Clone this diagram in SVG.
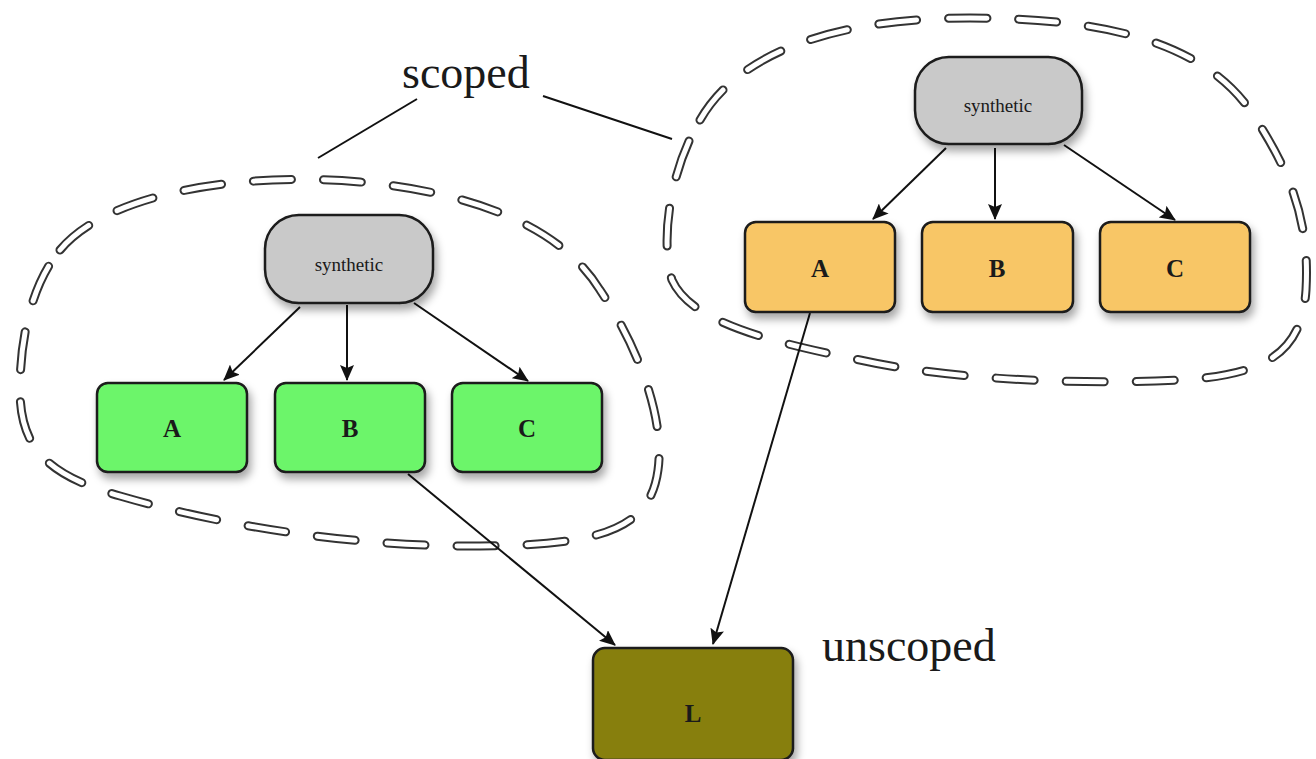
<svg xmlns="http://www.w3.org/2000/svg" width="1316" height="759" viewBox="0 0 1316 759">
  <defs>
    <filter id="shadow" x="-20%" y="-20%" width="150%" height="160%">
      <feDropShadow dx="3" dy="6" stdDeviation="4" flood-color="#000" flood-opacity="0.35"/>
    </filter>
    <marker id="arrow" viewBox="0 0 16 14" refX="15" refY="7" markerWidth="16" markerHeight="14" markerUnits="userSpaceOnUse" orient="auto">
      <path d="M0,0 L16,7 L0,14 L3,7 Z" fill="#111"/>
    </marker>
  </defs>
  <style>
    .bg { fill: #ffffff; }
    .scope-out { fill: none; stroke: #333; stroke-width: 9; stroke-dasharray: 38 32; stroke-linecap: round; }
    .scope-in { fill: none; stroke: #fff; stroke-width: 5; stroke-dasharray: 38 32; stroke-linecap: round; }
    .node rect { stroke: #1a1a1a; stroke-width: 2.5; filter: url(#shadow); }
    .synth rect { fill: #c9c9c9; }
    .green rect { fill: #6cf56b; }
    .orange rect { fill: #f8c666; }
    .olive rect { fill: #877f10; }
    .label { font-family: "Liberation Serif", serif; fill: #1a1a1a; text-anchor: middle; }
    .small { font-size: 19px; }
    .big { font-size: 25px; font-weight: bold; }
    .caption { font-family: "Liberation Serif", serif; font-size: 46px; fill: #1a1a1a; }
    .edge { stroke: #111; stroke-width: 2; fill: none; marker-end: url(#arrow); }
    .pointer { stroke: #111; stroke-width: 2; fill: none; }
  </style>
  <rect class="bg" width="1316" height="759"/>

  <!-- scope outlines (hollow dashes) -->
  <g id="scopes">
    <path id="scope-left-shape" class="scope-out" d="M60,250 C110,190 250,172 360,182 C470,192 560,225 600,290 C640,350 665,420 658,470 C650,530 600,545 480,546 C360,547 230,528 120,496 C50,476 20,450 20,390 C20,330 35,280 60,250 Z"/>
    <path class="scope-in" d="M60,250 C110,190 250,172 360,182 C470,192 560,225 600,290 C640,350 665,420 658,470 C650,530 600,545 480,546 C360,547 230,528 120,496 C50,476 20,450 20,390 C20,330 35,280 60,250 Z"/>
    <path id="scope-right-shape" class="scope-out" d="M700,120 C740,50 840,18 970,18 C1100,18 1200,40 1250,110 C1290,170 1310,220 1306,290 C1302,350 1270,375 1180,380 C1080,385 950,380 860,360 C760,340 690,320 672,280 C660,240 670,170 700,120 Z"/>
    <path class="scope-in" d="M700,120 C740,50 840,18 970,18 C1100,18 1200,40 1250,110 C1290,170 1310,220 1306,290 C1302,350 1270,375 1180,380 C1080,385 950,380 860,360 C760,340 690,320 672,280 C660,240 670,170 700,120 Z"/>
  </g>

  <!-- captions -->
  <text class="caption" x="402" y="88">scoped</text>
  <text class="caption" x="822" y="661">unscoped</text>

  <!-- connectors -->
  <g id="connectors">
    <line class="pointer" x1="318" y1="158" x2="417" y2="99"/>
    <line class="pointer" x1="543" y1="96" x2="672" y2="139"/>
    <line class="edge" x1="300" y1="307" x2="224" y2="380"/>
    <line class="edge" x1="347" y1="305" x2="347" y2="380"/>
    <line class="edge" x1="414" y1="303" x2="528" y2="381"/>
    <line class="edge" x1="946" y1="148" x2="873" y2="219"/>
    <line class="edge" x1="995" y1="148" x2="995" y2="219"/>
    <line class="edge" x1="1064" y1="145" x2="1175" y2="220"/>
    <line class="edge" x1="408" y1="474" x2="615" y2="645"/>
    <line class="edge" x1="810" y1="313" x2="713" y2="644"/>
  </g>

  <!-- nodes -->
  <g id="synthetic-left" class="node synth">
    <rect x="265" y="215" width="168" height="88" rx="34"/>
    <text class="label small" x="349" y="271">synthetic</text>
  </g>
  <g id="left-A" class="node green">
    <rect x="97" y="383" width="150" height="89" rx="11"/>
    <text class="label big" x="172" y="437">A</text>
  </g>
  <g id="left-B" class="node green">
    <rect x="275" y="383" width="150" height="89" rx="11"/>
    <text class="label big" x="350" y="437">B</text>
  </g>
  <g id="left-C" class="node green">
    <rect x="452" y="383" width="150" height="89" rx="11"/>
    <text class="label big" x="527" y="437">C</text>
  </g>

  <g id="synthetic-right" class="node synth">
    <rect x="915" y="57" width="167" height="87" rx="34"/>
    <text class="label small" x="998" y="112">synthetic</text>
  </g>
  <g id="right-A" class="node orange">
    <rect x="745" y="222" width="150" height="90" rx="11"/>
    <text class="label big" x="820" y="277">A</text>
  </g>
  <g id="right-B" class="node orange">
    <rect x="922" y="222" width="151" height="90" rx="11"/>
    <text class="label big" x="997" y="277">B</text>
  </g>
  <g id="right-C" class="node orange">
    <rect x="1100" y="222" width="150" height="90" rx="11"/>
    <text class="label big" x="1175" y="277">C</text>
  </g>

  <g id="L" class="node olive">
    <rect x="593" y="648" width="200" height="112" rx="12"/>
    <text class="label big" x="693" y="722">L</text>
  </g>
</svg>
- - -
## REQUIRED WORK
Copy out all of the material exactly as written, without its pictures.

## TASK ANSWER
Clone this diagram in SVG.
<svg xmlns="http://www.w3.org/2000/svg" width="1316" height="759" viewBox="0 0 1316 759">
  <defs>
    <filter id="shadow" x="-20%" y="-20%" width="150%" height="160%">
      <feDropShadow dx="3" dy="6" stdDeviation="4" flood-color="#000" flood-opacity="0.35"/>
    </filter>
    <marker id="arrow" viewBox="0 0 16 14" refX="15" refY="7" markerWidth="16" markerHeight="14" markerUnits="userSpaceOnUse" orient="auto">
      <path d="M0,0 L16,7 L0,14 L3,7 Z" fill="#111"/>
    </marker>
  </defs>
  <style>
    .bg { fill: #ffffff; }
    .scope-out { fill: none; stroke: #333; stroke-width: 9; stroke-dasharray: 38 32; stroke-linecap: round; }
    .scope-in { fill: none; stroke: #fff; stroke-width: 5; stroke-dasharray: 38 32; stroke-linecap: round; }
    .node rect { stroke: #1a1a1a; stroke-width: 2.5; filter: url(#shadow); }
    .synth rect { fill: #c9c9c9; }
    .green rect { fill: #6cf56b; }
    .orange rect { fill: #f8c666; }
    .olive rect { fill: #877f10; }
    .label { font-family: "Liberation Serif", serif; fill: #1a1a1a; text-anchor: middle; }
    .small { font-size: 19px; }
    .big { font-size: 25px; font-weight: bold; }
    .caption { font-family: "Liberation Serif", serif; font-size: 46px; fill: #1a1a1a; }
    .edge { stroke: #111; stroke-width: 2; fill: none; marker-end: url(#arrow); }
    .pointer { stroke: #111; stroke-width: 2; fill: none; }
  </style>
  <rect class="bg" width="1316" height="759"/>

  <!-- scope outlines (hollow dashes) -->
  <g id="scopes">
    <path id="scope-left-shape" class="scope-out" d="M60,250 C110,190 250,172 360,182 C470,192 560,225 600,290 C640,350 665,420 658,470 C650,530 600,545 480,546 C360,547 230,528 120,496 C50,476 20,450 20,390 C20,330 35,280 60,250 Z"/>
    <path class="scope-in" d="M60,250 C110,190 250,172 360,182 C470,192 560,225 600,290 C640,350 665,420 658,470 C650,530 600,545 480,546 C360,547 230,528 120,496 C50,476 20,450 20,390 C20,330 35,280 60,250 Z"/>
    <path id="scope-right-shape" class="scope-out" d="M700,120 C740,50 840,18 970,18 C1100,18 1200,40 1250,110 C1290,170 1310,220 1306,290 C1302,350 1270,375 1180,380 C1080,385 950,380 860,360 C760,340 690,320 672,280 C660,240 670,170 700,120 Z"/>
    <path class="scope-in" d="M700,120 C740,50 840,18 970,18 C1100,18 1200,40 1250,110 C1290,170 1310,220 1306,290 C1302,350 1270,375 1180,380 C1080,385 950,380 860,360 C760,340 690,320 672,280 C660,240 670,170 700,120 Z"/>
  </g>

  <!-- captions -->
  <text class="caption" x="402" y="88">scoped</text>
  <text class="caption" x="822" y="661">unscoped</text>

  <!-- connectors -->
  <g id="connectors">
    <line class="pointer" x1="318" y1="158" x2="417" y2="99"/>
    <line class="pointer" x1="543" y1="96" x2="672" y2="139"/>
    <line class="edge" x1="300" y1="307" x2="224" y2="380"/>
    <line class="edge" x1="347" y1="305" x2="347" y2="380"/>
    <line class="edge" x1="414" y1="303" x2="528" y2="381"/>
    <line class="edge" x1="946" y1="148" x2="873" y2="219"/>
    <line class="edge" x1="995" y1="148" x2="995" y2="219"/>
    <line class="edge" x1="1064" y1="145" x2="1175" y2="220"/>
    <line class="edge" x1="408" y1="474" x2="615" y2="645"/>
    <line class="edge" x1="810" y1="313" x2="713" y2="644"/>
  </g>

  <!-- nodes -->
  <g id="synthetic-left" class="node synth">
    <rect x="265" y="215" width="168" height="88" rx="34"/>
    <text class="label small" x="349" y="271">synthetic</text>
  </g>
  <g id="left-A" class="node green">
    <rect x="97" y="383" width="150" height="89" rx="11"/>
    <text class="label big" x="172" y="437">A</text>
  </g>
  <g id="left-B" class="node green">
    <rect x="275" y="383" width="150" height="89" rx="11"/>
    <text class="label big" x="350" y="437">B</text>
  </g>
  <g id="left-C" class="node green">
    <rect x="452" y="383" width="150" height="89" rx="11"/>
    <text class="label big" x="527" y="437">C</text>
  </g>

  <g id="synthetic-right" class="node synth">
    <rect x="915" y="57" width="167" height="87" rx="34"/>
    <text class="label small" x="998" y="112">synthetic</text>
  </g>
  <g id="right-A" class="node orange">
    <rect x="745" y="222" width="150" height="90" rx="11"/>
    <text class="label big" x="820" y="277">A</text>
  </g>
  <g id="right-B" class="node orange">
    <rect x="922" y="222" width="151" height="90" rx="11"/>
    <text class="label big" x="997" y="277">B</text>
  </g>
  <g id="right-C" class="node orange">
    <rect x="1100" y="222" width="150" height="90" rx="11"/>
    <text class="label big" x="1175" y="277">C</text>
  </g>

  <g id="L" class="node olive">
    <rect x="593" y="648" width="200" height="112" rx="12"/>
    <text class="label big" x="693" y="722">L</text>
  </g>
</svg>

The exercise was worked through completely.